Vue proche de Kala Patthar, éminence au-dessus du camp de base de l’Everest
(photographie de l’auteur, 1988)
On s’éloigne à pas du loup du réel ; on croit l’avoir occis pour de bon,
et il descend sur vous comme une tonne de briques.
Nicolas Bouvier, L’usage du monde
Si l’individu a bien horreur d’une chose, c’est du réel.
Julien Gobin, L’individu, fin de parcours ?

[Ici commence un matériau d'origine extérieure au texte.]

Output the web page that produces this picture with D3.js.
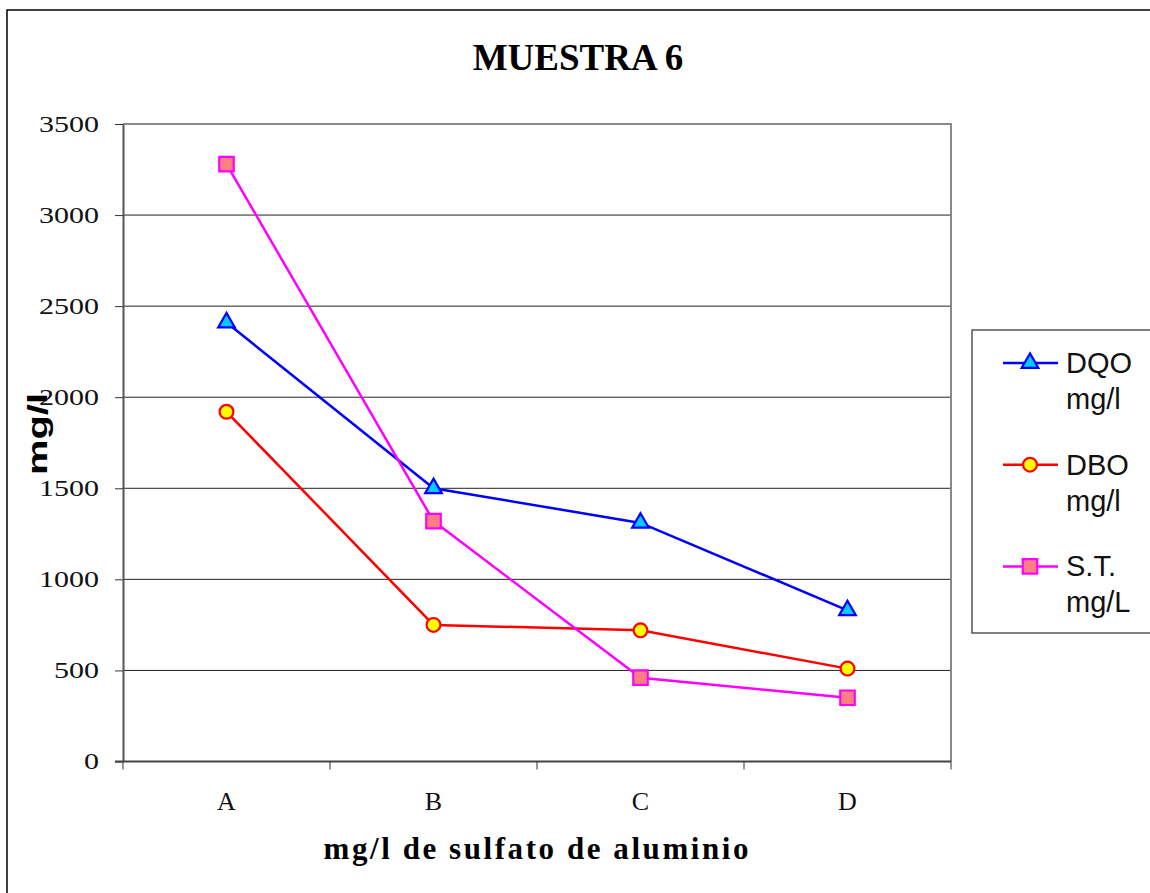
<!DOCTYPE html>
<html>
<head>
<meta charset="utf-8">
<script src="https://cdn.jsdelivr.net/npm/d3@7"></script>
<style>
  body { margin: 0; background: #fff; }
  svg { display: block; }
</style>
</head>
<body>
<div class="chart"></div>
<script>
// datos
const categories = ['A', 'B', 'C', 'D'];
const dqo = [2410, 1500, 1310, 830];
const dbo = [1920, 750, 720, 510];
const st = [3280, 1320, 460, 350];
const yTicks = [0, 500, 1000, 1500, 2000, 2500, 3000, 3500];
const seriesNames = [['DQO', 'mg/l'], ['DBO', 'mg/l'], ['S.T.', 'mg/L']];

const svg_width = 1150;
const svg_height = 893;
const margin = { top: 124, right: 199, bottom: 131.5, left: 123 };
const width = svg_width - margin.left - margin.right;
const height = svg_height - margin.top - margin.bottom;

const svg = d3.select('.chart').append('svg')
    .attr('width', svg_width).attr('height', svg_height);

// marco exterior
svg.append('rect').attr('x', 7).attr('y', 10)
    .attr('width', svg_width + 20).attr('height', svg_height + 20)
    .attr('fill', 'none').attr('stroke', '#000').attr('stroke-width', 1.5);

const g = svg.append('g').attr('transform', `translate(${margin.left},${margin.top})`);

const x = d3.scaleBand().domain(categories).range([0, width]);
const y = d3.scaleLinear().domain([0, 3500]).range([height, 0]);

// líneas de cuadrícula
g.append('g').selectAll('line').data(yTicks.filter(d => d > 0 && d < 3500)).join('line')
    .attr('x1', 0).attr('x2', width)
    .attr('y1', d => y(d)).attr('y2', d => y(d))
    .attr('stroke', '#222').attr('stroke-width', 1);

// borde del área de trazado (arriba y derecha)
g.append('path')
    .attr('d', `M0,${y(3500)}H${width}V${height}`)
    .attr('fill', 'none').attr('stroke', '#888').attr('stroke-width', 2);

// eje Y
const yAxis = d3.axisLeft(y).tickValues(yTicks).tickFormat(d3.format('d'))
    .tickSize(8).tickSizeOuter(0).tickPadding(16);
const yAxisDraw = g.append('g').call(yAxis);
yAxisDraw.select('.domain').attr('stroke', '#555').attr('stroke-width', 2);
yAxisDraw.selectAll('.tick line').attr('stroke', '#333');
yAxisDraw.selectAll('text')
    .attr('font-family', '"Liberation Serif", "Times New Roman", serif')
    .attr('font-size', 23).attr('fill', '#111')
    .attr('textLength', d => String(d).length * 15)
    .attr('lengthAdjust', 'spacingAndGlyphs');

// eje X con marcas en los bordes de cada categoría
const xAxis = d3.axisBottom(x).tickSize(0).tickPadding(30);
const xAxisDraw = g.append('g').attr('transform', `translate(0,${height})`).call(xAxis);
xAxisDraw.select('.domain').remove();
xAxisDraw.selectAll('text')
    .attr('font-family', '"Liberation Serif", "Times New Roman", serif')
    .attr('font-size', 26).attr('fill', '#111');
g.append('line').attr('x1', -8).attr('x2', width).attr('y1', height).attr('y2', height)
    .attr('stroke', '#444').attr('stroke-width', 2);
g.append('g').selectAll('line').data(d3.range(categories.length + 1)).join('line')
    .attr('x1', i => i * x.bandwidth()).attr('x2', i => i * x.bandwidth())
    .attr('y1', height).attr('y2', height + 8)
    .attr('stroke', '#333').attr('stroke-width', 1);

// series
const series = [
    { values: dqo, stroke: '#0000ff', fill: '#00ccff', shape: d3.symbolTriangle, size: 120 },
    { values: dbo, stroke: '#ff0000', fill: '#ffff00', shape: d3.symbolCircle, size: 150 },
    { values: st, stroke: '#ff00ff', fill: '#ff8080', shape: d3.symbolSquare, size: 210 }
];
const cx = c => x(c) + x.bandwidth() / 2;
const line = d3.line().x((d, i) => cx(categories[i])).y(d => y(d));

series.forEach(s => {
    g.append('path').datum(s.values)
        .attr('d', line).attr('fill', 'none')
        .attr('stroke', s.stroke).attr('stroke-width', 2.5);
});
series.forEach(s => {
    g.append('g').selectAll('path').data(s.values).join('path')
        .attr('d', d3.symbol().type(s.shape).size(s.size))
        .attr('transform', (d, i) => `translate(${cx(categories[i])},${y(d)})`)
        .attr('fill', s.fill).attr('stroke', s.stroke).attr('stroke-width', 2.2);
});

// título
svg.append('text').attr('x', 578).attr('y', 70).attr('text-anchor', 'middle')
    .attr('font-family', '"Liberation Serif", "Times New Roman", serif')
    .attr('font-size', 37).attr('font-weight', 'bold')
    .text('MUESTRA 6');

// título eje X
svg.append('text').attr('x', 536).attr('y', 859).attr('text-anchor', 'middle')
    .attr('font-family', '"Liberation Serif", "Times New Roman", serif')
    .attr('font-size', 31).attr('font-weight', 'bold')
    .attr('textLength', 425).attr('lengthAdjust', 'spacing')
    .text('mg/l de sulfato de aluminio');

// título eje Y
svg.append('text').attr('transform', 'translate(47,434) rotate(-90)')
    .attr('text-anchor', 'middle')
    .attr('font-family', '"Liberation Sans", Arial, sans-serif')
    .attr('font-size', 27).attr('font-weight', 'bold')
    .attr('textLength', 82).attr('lengthAdjust', 'spacingAndGlyphs')
    .text('mg/l');

// leyenda
const legend = svg.append('g').attr('transform', 'translate(972,330)');
legend.append('rect').attr('width', 200).attr('height', 303)
    .attr('fill', '#fff').attr('stroke', '#555').attr('stroke-width', 1.5);
const item = legend.selectAll('.item').data(series).join('g')
    .attr('class', 'item')
    .attr('transform', (d, i) => `translate(0,${33 + i * 101.7})`);
item.append('line').attr('x1', 31).attr('x2', 86)
    .attr('stroke', d => d.stroke).attr('stroke-width', 2.5);
item.append('path')
    .attr('d', d => d3.symbol().type(d.shape).size(d.size)())
    .attr('transform', 'translate(58,0)')
    .attr('fill', d => d.fill).attr('stroke', d => d.stroke).attr('stroke-width', 2.2);
item.each(function (d, i) {
    const t = d3.select(this).append('text')
        .attr('font-family', '"Liberation Sans Narrow", "Liberation Sans", Arial, sans-serif')
        .attr('font-size', 29).attr('fill', '#111');
    t.append('tspan').attr('x', 94).attr('y', 10).text(seriesNames[i][0]);
    t.append('tspan').attr('x', 94).attr('y', 46).text(seriesNames[i][1]);
});
</script>
</body>
</html>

Juin 1988 à Katmandou ; la mousson assombrit le ciel. Mon travail pour une ONG, dans ce qui était encore un royaume himalayen, touche à sa fin. Après avoir rencontré des réfugiés tibétains dans des centres d’artisanat que ma mission impliquait de visiter, j’avais marché en solo vers le pays Sherpa et le Toit du monde. Le moment était venu de partir vers l’Inde et, plutôt que de prendre l’avion, je décide d’y aller en bus. Une manière de vivre une autre réalité du pays, de prendre le temps de la route et des rencontres. Mais les bus vers New Delhi roulent la nuit, traversent les savanes et les jungles du Teraï, une plaine népalaise jouxtant l’Inde. Je ne verrai les paysages qu’à la nuit tombante et, à la frontière indienne, au lever du jour. L’obscurité est tombée autour du bus surchargé, longeant un précipice sur la route boueuse qui mène à Pokhara. Après un départ paisible, le chauffeur est importuné par un passager aux yeux rougis, visiblement sous l’emprise du chanvre ou de l’alcool ; il s’en prend aussi aux nombreuses femmes, dans l’indifférence générale. L’atmosphère devient de plus en plus tendue, un accident se prépare, dont je serai acteur et victime.
Complément du 29 juillet 2025. « Everest Business« , une série du journal Le Monde consacrée au « surtourisme » sur le Toit du monde. Ignoble et écoeurant usage du Toit. Quel bonheur d’être passé en 1988 ! (et d’avoir rencontré Edmund Hillary par hasard au monastère de Tengboche).